As long we’re buying this trash, the dwindling middle class are shitting on the poor, our attention will be drawn from the folks that propagate this misery. Same as it’s been for the entirety of human civilization.

Every time a Republican celebrity or politician posts this song and a working class stiff likes or retweets it, a useful idiot is born.

> Every time a Republican celebrity or politician posts this song and a working class stiff likes or retweets it, a useful idiot is born.

That might be true but I hope with some time and self reflection you’ll recover.

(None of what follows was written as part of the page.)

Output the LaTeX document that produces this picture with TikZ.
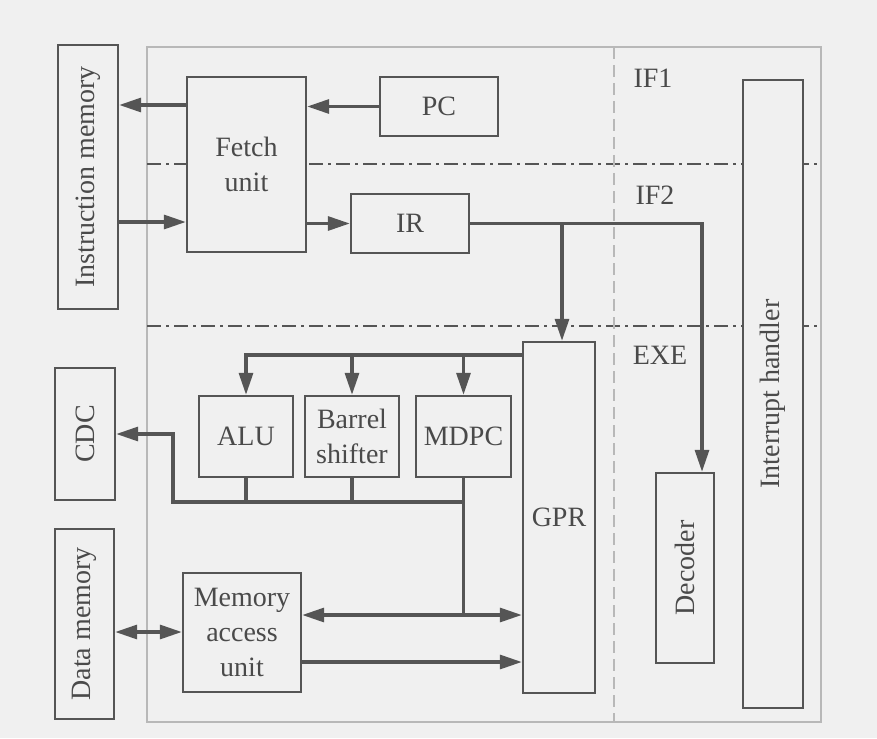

You need to go check out small town west virginia. A massive minority of the people are on some form of government subsidy. It is reasonable to conclude he is not punching down, he is noticing a genuine problem in his community (that he has misidentified that as a reason his taxes are so high rather than as a massive subsidy for the region from outside rural west virginia causing at most a small increase in country wide taxes is unfortunate but i cant really blame him, you tend to notice what is plain as day in front of you rather than the subtlety behind that when you are mad about your situation)
It's ironic that you at first seem concerned about "normal folks that embrace the song", but then "down punch" them by calling them "useful idiots" at the end. Your "lack of awareness" is quite something.
You are insufferable.
The irony is that the rich men north of Richmond are all republicans.

The most impressive con I’ve seen is that an entire swath of this country has become convinced that the people with the worst policies for them are looking out for them.

The most impressive con I’ve seen is that almost the entire country believes one of two puppets on a stick is “for them” and totally not for maintaining and strengthening the oppressive systems that have been put in place over the last 150 years.

There is no irony that the men north of Richmond are Republicans, that is in part deliberate. The irony here is that you interpreted a class struggle song in a way that allowed you to feel knowledgeable and superior to those who choose the “worst policies”.

The most impressive con is how you think you know what's better for people down South than they do.